Job:
Exactly the lines from the one with "What matplotlib code" to the one with "from matplotlib import transforms", both included, are to be printed again; leave out the rest.
== Records for the task
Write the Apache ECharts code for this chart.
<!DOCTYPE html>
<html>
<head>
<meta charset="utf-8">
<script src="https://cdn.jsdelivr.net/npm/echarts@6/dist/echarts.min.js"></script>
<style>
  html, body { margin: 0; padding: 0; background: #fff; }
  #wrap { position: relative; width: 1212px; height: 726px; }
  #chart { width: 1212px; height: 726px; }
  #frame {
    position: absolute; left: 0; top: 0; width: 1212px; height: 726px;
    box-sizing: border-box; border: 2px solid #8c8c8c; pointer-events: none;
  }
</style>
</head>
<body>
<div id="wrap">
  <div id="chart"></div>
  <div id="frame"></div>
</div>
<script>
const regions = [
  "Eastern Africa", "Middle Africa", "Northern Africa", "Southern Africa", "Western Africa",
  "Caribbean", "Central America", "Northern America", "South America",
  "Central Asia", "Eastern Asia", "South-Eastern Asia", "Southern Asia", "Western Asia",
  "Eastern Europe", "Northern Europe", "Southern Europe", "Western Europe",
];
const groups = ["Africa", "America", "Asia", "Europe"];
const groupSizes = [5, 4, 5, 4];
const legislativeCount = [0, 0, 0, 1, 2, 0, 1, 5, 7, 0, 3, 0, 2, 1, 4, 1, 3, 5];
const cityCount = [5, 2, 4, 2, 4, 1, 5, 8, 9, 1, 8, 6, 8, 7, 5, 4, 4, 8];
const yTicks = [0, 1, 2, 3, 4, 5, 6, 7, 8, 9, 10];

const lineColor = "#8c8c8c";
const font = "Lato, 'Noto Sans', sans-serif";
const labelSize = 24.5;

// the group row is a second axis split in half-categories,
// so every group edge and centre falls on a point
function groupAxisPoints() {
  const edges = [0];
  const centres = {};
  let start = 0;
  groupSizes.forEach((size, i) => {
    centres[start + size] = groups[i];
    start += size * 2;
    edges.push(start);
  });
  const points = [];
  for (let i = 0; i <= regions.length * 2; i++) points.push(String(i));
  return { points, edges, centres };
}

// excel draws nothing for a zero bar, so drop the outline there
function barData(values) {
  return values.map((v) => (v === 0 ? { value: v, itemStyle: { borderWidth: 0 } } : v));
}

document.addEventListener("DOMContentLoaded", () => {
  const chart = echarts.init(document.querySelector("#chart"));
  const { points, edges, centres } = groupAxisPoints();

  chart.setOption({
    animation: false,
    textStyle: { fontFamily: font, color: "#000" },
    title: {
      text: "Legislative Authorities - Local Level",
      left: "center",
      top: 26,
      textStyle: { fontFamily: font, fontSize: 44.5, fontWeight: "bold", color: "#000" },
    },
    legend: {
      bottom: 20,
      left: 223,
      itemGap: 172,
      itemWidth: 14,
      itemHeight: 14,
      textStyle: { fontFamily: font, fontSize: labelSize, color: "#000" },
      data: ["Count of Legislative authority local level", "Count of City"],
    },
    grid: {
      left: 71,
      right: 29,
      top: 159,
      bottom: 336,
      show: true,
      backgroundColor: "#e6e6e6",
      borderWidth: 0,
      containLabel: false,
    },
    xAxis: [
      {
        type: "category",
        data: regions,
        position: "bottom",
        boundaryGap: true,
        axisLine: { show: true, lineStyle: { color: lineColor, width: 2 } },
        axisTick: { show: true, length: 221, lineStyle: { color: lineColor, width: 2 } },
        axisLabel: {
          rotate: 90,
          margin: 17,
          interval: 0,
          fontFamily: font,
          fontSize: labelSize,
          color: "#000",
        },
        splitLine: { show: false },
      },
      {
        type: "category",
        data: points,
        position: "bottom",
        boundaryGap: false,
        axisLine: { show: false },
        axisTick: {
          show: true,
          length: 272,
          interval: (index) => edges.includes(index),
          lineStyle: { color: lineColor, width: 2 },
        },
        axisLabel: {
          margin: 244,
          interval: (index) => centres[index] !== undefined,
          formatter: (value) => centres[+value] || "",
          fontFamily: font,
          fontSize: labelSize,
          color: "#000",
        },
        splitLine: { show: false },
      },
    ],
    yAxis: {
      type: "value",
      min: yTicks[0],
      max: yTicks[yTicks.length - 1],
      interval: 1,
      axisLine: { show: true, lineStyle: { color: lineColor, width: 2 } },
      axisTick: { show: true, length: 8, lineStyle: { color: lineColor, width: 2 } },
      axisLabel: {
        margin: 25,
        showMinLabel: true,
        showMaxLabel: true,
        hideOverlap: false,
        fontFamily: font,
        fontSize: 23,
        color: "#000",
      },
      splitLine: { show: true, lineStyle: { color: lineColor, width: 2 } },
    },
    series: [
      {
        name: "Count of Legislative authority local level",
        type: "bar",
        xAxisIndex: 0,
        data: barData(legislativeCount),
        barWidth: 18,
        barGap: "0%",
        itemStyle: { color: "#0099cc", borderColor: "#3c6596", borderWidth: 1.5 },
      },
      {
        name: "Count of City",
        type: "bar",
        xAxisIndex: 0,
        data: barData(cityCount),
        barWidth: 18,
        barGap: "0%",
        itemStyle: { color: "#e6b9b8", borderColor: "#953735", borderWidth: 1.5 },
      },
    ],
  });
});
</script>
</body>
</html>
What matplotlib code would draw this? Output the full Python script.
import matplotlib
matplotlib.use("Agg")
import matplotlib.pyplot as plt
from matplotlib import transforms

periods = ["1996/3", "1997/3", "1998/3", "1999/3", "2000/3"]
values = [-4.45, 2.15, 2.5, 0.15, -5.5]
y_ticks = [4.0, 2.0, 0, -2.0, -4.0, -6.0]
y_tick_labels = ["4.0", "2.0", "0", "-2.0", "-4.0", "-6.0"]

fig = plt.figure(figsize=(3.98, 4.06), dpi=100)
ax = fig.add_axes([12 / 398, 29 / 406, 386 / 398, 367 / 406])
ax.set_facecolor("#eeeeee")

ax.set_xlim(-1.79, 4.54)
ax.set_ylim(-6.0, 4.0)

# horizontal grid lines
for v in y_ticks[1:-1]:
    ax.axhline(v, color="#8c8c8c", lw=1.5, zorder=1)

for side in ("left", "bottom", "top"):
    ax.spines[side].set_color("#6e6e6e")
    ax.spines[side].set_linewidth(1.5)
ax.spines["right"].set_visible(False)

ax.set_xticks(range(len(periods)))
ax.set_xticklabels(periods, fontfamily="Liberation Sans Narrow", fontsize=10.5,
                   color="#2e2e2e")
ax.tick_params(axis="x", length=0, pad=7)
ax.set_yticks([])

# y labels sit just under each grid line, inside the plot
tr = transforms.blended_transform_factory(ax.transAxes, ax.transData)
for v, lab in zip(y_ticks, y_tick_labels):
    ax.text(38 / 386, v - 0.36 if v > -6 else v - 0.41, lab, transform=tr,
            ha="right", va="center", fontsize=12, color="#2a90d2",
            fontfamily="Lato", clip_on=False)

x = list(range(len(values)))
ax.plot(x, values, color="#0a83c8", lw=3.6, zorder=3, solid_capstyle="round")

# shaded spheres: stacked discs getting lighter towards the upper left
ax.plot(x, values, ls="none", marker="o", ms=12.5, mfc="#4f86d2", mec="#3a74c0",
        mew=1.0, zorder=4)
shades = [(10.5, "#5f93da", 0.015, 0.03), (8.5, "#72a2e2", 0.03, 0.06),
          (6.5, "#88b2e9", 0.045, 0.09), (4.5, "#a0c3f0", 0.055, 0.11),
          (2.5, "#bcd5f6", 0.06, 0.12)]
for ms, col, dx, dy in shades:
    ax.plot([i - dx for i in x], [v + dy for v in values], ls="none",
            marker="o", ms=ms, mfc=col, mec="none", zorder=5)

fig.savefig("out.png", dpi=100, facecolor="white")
====
Expected output:
What matplotlib code would draw this? Output the full Python script.
import matplotlib
matplotlib.use("Agg")
import matplotlib.pyplot as plt
from matplotlib import transforms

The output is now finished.